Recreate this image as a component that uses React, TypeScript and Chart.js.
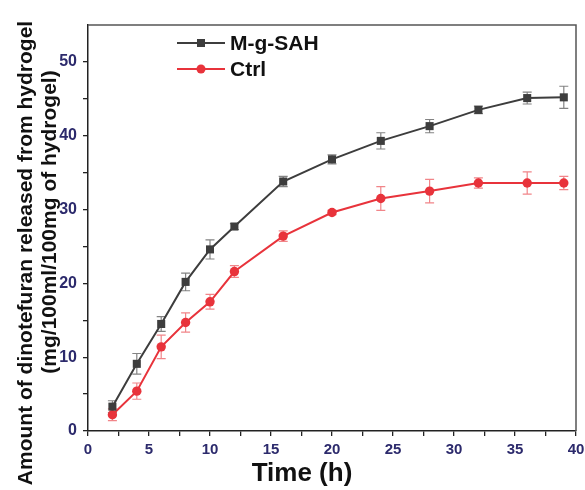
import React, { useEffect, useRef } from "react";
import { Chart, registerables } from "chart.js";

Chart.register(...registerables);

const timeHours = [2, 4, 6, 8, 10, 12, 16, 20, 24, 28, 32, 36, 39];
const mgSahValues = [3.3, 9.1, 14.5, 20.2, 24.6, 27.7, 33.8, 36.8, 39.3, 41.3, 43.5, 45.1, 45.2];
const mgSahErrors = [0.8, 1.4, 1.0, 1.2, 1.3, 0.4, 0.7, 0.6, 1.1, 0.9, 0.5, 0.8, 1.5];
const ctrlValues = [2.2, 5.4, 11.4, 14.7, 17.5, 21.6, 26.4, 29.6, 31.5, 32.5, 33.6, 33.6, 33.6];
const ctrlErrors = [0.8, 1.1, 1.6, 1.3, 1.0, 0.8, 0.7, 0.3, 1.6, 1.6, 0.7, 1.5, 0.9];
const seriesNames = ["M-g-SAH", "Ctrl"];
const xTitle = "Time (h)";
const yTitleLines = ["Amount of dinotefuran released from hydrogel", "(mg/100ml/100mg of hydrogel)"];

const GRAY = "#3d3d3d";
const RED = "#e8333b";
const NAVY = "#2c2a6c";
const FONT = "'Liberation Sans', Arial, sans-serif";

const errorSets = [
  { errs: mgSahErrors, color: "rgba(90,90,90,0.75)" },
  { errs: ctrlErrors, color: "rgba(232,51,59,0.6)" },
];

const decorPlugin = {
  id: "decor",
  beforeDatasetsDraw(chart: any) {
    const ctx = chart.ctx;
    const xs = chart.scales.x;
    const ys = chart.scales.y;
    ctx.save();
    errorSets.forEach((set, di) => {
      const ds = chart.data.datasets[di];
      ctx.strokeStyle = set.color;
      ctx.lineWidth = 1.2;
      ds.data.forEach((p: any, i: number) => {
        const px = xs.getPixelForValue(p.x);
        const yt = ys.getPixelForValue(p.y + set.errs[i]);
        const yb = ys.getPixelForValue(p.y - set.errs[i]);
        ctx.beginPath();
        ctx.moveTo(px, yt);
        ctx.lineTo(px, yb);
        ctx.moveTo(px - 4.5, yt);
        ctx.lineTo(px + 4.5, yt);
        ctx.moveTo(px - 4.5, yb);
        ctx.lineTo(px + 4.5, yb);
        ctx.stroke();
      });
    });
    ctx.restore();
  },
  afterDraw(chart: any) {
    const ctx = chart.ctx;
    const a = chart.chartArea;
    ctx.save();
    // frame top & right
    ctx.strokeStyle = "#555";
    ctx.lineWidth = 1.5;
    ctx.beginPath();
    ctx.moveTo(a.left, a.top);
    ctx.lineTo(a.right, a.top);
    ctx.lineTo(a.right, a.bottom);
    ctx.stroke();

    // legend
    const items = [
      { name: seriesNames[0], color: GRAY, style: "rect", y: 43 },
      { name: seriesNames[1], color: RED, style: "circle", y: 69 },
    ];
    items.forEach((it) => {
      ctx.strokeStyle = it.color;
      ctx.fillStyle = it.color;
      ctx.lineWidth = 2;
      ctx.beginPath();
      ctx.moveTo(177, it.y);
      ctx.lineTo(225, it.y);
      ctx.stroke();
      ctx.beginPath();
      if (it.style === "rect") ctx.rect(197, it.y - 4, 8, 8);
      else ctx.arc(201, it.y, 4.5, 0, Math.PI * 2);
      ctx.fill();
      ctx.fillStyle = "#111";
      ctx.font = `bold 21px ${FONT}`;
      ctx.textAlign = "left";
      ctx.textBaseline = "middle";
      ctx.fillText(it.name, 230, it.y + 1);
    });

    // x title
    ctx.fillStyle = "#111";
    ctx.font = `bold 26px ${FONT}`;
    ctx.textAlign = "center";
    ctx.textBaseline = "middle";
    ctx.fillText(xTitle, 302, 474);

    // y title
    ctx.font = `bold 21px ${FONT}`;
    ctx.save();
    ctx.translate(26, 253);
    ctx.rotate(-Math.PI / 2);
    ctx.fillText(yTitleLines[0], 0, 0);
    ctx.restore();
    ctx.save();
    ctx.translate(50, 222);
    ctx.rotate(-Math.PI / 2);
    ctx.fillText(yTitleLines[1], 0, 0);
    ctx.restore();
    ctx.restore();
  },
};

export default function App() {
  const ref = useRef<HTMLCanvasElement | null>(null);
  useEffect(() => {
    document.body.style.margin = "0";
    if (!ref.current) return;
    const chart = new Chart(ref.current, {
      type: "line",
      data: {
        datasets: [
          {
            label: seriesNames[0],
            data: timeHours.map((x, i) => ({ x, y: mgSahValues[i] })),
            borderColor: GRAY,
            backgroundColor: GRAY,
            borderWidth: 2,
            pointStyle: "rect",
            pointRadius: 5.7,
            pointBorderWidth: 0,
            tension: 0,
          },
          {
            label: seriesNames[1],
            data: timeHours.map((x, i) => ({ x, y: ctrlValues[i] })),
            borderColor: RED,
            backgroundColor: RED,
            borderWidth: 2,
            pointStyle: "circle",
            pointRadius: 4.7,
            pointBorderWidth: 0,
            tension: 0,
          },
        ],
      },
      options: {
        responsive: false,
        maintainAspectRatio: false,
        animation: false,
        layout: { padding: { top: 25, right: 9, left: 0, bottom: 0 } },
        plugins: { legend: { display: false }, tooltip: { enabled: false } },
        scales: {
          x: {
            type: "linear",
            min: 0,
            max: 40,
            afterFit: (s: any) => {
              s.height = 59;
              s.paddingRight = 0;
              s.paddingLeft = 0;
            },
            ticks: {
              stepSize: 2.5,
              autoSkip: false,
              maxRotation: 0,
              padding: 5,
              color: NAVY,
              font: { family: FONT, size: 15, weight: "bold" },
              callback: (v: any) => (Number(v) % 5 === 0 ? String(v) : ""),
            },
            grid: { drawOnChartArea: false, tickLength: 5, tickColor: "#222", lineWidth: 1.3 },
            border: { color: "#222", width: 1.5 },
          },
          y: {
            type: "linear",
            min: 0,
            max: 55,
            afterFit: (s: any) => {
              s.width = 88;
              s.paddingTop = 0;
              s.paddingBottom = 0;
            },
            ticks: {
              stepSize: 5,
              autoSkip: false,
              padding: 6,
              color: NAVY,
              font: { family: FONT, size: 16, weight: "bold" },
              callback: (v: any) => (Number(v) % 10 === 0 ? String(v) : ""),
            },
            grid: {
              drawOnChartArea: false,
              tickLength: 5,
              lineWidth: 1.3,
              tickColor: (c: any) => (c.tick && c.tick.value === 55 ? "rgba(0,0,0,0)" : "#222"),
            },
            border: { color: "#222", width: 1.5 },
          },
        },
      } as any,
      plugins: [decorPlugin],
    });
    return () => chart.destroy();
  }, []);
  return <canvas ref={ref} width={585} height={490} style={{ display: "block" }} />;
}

• **GOAL**
From the first line of the material down to the line containing "Chart.register(...registerables);", inclusive, return each line exactly, skipping any picture.

• **THE ANSWER**
Recreate this image as a component that uses React, TypeScript and Chart.js.
import React, { useEffect, useRef } from "react";
import { Chart, registerables } from "chart.js";

Chart.register(...registerables);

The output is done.